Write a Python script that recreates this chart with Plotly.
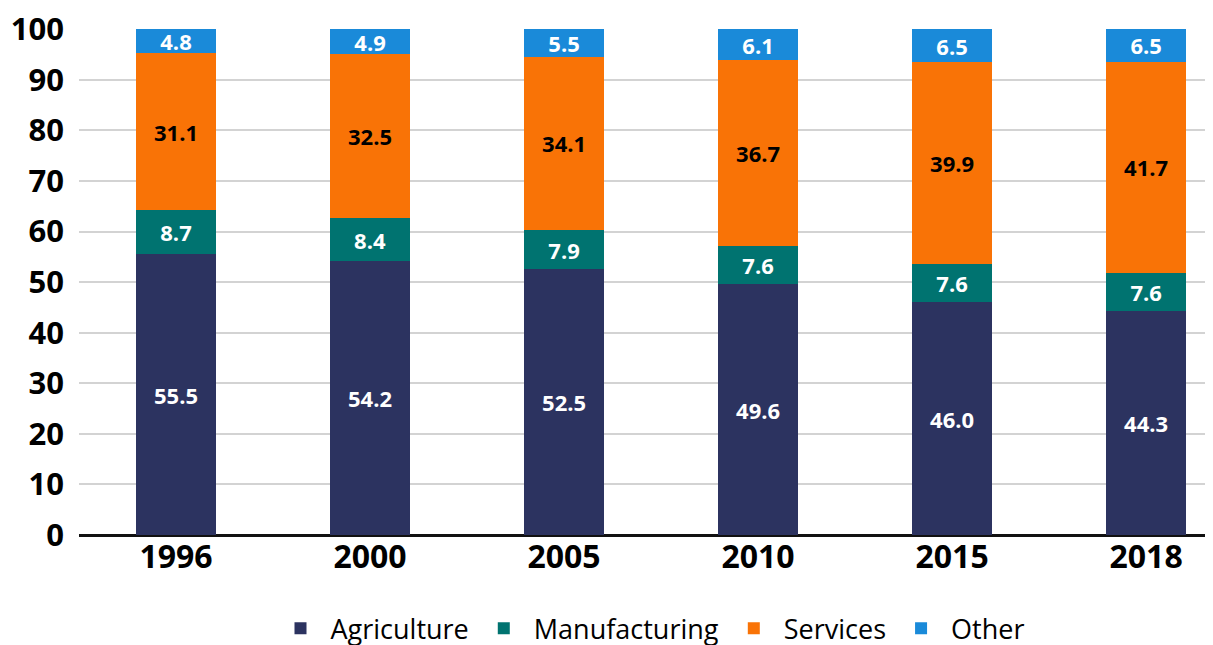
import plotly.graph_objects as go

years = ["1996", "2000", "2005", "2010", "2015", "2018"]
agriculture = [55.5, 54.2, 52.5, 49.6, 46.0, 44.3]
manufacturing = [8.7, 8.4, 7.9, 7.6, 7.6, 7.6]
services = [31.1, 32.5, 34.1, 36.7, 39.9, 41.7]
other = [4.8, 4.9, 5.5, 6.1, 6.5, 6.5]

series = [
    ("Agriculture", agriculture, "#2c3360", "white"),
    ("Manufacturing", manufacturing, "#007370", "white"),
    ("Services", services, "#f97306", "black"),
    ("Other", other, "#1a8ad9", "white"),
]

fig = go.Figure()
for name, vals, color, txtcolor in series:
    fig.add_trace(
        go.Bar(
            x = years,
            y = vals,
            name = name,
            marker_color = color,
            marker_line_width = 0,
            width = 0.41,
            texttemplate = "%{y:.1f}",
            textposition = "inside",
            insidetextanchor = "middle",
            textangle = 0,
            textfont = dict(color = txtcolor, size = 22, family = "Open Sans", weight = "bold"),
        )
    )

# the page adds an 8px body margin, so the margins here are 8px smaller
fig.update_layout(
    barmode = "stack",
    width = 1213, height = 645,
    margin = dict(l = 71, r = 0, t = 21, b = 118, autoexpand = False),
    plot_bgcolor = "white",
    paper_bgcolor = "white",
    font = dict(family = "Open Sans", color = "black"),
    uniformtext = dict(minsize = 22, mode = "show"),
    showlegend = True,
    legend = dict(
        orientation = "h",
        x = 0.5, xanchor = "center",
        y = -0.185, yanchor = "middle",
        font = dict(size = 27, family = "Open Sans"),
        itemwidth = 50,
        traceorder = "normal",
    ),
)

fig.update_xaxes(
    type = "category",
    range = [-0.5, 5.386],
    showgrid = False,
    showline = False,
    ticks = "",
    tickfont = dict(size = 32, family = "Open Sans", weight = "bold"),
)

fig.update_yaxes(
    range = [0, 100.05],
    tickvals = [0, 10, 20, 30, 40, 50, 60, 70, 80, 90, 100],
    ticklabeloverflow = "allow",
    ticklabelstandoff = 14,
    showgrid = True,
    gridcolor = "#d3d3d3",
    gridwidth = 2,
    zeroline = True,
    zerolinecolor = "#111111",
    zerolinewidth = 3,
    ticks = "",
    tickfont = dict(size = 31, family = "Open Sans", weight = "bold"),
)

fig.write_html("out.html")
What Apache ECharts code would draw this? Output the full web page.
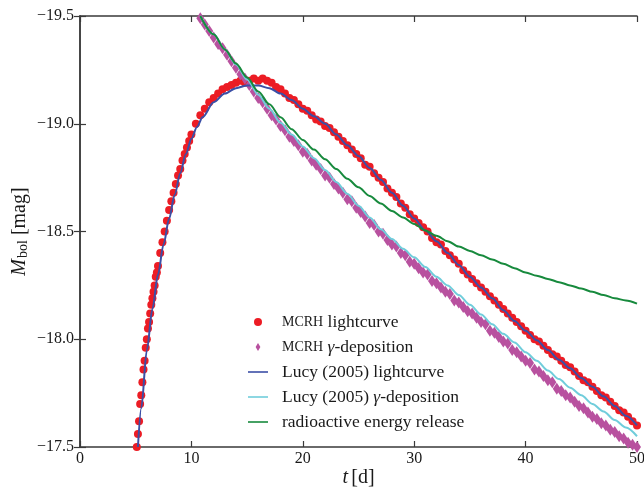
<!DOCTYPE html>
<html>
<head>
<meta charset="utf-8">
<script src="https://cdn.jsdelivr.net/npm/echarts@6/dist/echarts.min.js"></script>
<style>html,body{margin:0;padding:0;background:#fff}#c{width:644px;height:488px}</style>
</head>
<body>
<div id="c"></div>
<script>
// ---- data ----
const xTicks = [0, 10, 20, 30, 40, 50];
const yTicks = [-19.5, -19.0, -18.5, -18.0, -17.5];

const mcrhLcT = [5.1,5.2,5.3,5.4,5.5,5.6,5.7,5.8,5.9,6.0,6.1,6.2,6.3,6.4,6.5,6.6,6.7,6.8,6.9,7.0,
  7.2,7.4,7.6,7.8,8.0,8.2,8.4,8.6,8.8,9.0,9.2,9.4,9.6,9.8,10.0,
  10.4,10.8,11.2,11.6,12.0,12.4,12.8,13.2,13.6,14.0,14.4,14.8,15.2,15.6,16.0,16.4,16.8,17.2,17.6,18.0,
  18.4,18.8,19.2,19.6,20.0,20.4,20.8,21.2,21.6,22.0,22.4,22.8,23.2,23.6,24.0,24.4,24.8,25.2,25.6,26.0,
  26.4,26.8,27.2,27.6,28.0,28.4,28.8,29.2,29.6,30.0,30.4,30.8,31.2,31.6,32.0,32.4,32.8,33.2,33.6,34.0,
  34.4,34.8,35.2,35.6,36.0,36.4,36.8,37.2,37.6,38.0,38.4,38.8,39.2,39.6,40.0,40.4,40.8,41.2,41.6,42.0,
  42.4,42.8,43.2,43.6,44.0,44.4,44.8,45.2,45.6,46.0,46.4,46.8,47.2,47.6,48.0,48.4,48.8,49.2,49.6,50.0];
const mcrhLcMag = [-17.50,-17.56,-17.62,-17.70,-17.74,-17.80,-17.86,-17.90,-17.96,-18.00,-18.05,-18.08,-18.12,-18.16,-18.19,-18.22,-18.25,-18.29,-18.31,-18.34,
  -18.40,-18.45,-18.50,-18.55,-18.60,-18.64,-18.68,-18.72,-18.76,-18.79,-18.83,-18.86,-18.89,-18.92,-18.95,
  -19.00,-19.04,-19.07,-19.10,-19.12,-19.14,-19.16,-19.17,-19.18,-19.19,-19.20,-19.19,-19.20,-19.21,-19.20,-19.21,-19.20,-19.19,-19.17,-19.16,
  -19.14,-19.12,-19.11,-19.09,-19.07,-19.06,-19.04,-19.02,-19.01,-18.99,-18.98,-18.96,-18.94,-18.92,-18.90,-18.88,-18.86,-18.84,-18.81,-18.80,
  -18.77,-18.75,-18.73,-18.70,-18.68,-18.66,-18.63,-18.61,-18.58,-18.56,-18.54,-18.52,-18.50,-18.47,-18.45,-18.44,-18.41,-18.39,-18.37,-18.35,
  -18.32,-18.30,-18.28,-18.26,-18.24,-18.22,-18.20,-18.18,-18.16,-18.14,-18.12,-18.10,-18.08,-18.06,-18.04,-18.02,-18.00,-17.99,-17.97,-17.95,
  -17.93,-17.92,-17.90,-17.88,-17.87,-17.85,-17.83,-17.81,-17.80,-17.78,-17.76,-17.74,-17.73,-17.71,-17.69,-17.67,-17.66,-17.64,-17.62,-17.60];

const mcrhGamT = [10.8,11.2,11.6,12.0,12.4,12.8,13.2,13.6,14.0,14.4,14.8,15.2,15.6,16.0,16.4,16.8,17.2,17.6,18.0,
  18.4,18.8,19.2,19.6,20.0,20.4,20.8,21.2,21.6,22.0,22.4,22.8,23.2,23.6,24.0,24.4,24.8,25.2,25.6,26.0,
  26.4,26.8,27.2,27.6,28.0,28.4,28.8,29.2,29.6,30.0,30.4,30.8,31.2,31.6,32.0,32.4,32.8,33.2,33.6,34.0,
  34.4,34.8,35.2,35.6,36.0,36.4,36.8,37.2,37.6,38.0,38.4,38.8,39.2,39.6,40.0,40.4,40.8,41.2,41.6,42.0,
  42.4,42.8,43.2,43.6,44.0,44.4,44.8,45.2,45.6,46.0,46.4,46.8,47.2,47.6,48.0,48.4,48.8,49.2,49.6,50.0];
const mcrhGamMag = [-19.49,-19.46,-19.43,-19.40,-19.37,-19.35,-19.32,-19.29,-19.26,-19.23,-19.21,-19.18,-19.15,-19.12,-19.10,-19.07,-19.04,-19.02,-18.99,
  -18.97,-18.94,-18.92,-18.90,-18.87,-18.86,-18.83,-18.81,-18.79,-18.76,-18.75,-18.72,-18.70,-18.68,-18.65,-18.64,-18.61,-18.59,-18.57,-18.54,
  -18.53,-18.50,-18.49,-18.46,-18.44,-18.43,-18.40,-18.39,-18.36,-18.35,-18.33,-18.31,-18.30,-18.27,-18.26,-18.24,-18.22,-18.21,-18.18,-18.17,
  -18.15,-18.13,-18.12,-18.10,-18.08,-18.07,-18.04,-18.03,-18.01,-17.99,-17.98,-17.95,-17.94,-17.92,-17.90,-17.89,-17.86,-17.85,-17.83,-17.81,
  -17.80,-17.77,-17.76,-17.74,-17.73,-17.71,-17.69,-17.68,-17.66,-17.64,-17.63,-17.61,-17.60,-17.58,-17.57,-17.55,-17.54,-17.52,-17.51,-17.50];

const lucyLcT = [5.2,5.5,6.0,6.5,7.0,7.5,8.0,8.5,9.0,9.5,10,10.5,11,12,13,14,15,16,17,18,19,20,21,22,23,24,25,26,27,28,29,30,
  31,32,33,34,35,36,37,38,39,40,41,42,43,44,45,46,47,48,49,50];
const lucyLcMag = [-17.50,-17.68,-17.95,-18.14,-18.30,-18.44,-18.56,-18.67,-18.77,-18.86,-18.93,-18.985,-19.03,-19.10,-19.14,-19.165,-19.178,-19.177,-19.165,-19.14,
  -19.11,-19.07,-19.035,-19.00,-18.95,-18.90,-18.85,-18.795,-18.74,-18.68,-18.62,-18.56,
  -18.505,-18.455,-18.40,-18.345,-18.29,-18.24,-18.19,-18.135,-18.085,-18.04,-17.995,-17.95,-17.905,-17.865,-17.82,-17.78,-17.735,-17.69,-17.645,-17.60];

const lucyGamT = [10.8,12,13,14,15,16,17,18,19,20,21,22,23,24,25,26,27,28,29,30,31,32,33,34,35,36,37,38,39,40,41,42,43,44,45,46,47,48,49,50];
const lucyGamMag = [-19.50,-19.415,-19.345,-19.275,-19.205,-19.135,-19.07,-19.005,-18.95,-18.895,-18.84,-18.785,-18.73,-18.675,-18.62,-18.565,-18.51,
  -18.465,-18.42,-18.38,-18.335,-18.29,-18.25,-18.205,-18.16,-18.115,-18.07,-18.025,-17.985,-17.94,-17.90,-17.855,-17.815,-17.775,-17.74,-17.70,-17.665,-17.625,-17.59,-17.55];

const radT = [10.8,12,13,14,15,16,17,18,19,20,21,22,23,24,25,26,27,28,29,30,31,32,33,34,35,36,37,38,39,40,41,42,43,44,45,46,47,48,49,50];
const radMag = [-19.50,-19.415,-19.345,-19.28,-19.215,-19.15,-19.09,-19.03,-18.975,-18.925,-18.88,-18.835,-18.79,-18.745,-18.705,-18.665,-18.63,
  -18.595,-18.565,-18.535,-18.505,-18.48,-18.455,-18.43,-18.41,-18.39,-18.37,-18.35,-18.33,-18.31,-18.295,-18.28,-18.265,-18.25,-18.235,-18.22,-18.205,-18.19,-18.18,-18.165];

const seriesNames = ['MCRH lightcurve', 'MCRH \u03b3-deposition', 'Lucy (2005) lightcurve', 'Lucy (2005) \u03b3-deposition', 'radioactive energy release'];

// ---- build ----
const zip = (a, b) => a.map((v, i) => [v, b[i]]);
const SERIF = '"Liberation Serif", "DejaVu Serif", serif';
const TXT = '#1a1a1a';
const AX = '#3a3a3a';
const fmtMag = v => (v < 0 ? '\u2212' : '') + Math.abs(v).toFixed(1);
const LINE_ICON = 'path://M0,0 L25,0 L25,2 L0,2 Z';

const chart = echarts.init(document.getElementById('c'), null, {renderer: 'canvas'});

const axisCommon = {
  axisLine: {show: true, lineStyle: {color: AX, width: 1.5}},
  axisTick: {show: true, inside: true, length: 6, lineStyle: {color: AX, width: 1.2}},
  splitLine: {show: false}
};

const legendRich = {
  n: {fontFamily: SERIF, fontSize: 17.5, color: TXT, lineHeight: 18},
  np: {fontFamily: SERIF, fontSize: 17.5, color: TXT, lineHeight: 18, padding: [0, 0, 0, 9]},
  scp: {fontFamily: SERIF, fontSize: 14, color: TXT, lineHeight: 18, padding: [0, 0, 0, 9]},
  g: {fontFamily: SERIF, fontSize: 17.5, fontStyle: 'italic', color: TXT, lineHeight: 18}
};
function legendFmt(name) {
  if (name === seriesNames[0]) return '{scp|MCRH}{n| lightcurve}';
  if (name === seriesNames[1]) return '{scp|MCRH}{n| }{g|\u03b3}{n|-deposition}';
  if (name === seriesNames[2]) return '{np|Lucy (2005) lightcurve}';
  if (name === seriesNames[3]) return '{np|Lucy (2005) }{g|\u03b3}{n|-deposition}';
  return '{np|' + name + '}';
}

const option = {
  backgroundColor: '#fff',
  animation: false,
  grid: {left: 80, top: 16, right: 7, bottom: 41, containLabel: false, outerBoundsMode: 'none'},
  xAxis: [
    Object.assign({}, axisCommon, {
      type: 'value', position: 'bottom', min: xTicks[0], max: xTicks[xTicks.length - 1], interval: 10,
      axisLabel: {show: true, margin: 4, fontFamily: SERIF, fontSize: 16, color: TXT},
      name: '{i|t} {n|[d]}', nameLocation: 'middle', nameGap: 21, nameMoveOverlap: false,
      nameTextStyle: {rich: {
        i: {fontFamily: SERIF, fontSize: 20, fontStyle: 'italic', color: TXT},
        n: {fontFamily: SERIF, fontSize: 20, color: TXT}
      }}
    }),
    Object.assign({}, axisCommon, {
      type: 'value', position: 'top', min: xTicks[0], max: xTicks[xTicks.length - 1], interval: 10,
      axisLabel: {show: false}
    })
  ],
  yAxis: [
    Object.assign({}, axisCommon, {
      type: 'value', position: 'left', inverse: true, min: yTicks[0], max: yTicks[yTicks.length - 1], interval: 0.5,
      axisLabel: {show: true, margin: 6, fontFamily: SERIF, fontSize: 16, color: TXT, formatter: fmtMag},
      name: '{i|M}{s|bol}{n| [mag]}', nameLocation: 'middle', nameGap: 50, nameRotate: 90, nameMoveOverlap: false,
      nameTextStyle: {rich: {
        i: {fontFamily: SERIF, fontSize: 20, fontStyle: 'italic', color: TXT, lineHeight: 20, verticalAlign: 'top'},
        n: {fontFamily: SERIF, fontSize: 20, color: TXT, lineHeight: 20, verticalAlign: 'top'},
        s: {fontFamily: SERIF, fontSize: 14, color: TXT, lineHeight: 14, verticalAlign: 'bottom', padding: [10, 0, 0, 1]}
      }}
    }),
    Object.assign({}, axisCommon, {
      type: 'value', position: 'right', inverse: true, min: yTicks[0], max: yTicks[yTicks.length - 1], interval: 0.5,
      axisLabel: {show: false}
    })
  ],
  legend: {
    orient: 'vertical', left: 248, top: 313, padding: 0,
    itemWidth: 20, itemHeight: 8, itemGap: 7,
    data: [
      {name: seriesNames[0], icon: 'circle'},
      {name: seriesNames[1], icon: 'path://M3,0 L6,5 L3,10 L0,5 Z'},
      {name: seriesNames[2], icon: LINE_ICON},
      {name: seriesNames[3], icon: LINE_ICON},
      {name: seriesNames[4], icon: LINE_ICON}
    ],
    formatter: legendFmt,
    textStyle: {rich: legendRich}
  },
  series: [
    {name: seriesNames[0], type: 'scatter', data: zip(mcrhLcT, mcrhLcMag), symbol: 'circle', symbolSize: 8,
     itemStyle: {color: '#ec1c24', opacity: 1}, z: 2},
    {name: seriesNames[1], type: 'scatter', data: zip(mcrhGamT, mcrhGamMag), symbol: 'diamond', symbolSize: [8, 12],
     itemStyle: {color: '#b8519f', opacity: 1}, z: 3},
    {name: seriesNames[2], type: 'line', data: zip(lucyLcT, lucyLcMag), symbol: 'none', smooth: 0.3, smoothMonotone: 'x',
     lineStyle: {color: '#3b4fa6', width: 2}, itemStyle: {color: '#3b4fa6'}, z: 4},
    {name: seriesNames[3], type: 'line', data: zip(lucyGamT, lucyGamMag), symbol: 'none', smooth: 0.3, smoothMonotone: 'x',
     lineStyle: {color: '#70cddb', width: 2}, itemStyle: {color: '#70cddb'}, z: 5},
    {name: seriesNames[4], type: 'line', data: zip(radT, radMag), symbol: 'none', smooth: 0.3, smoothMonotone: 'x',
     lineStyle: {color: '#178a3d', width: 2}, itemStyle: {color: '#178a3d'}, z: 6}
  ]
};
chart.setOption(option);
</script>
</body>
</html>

- - -

# [Stated goal]
Go through the listing above and pull out each line containing the word "page".

# [Solution to the problem]
# the page adds an 8px body margin, so the margins here are 8px smaller
What Apache ECharts code would draw this? Output the full web page.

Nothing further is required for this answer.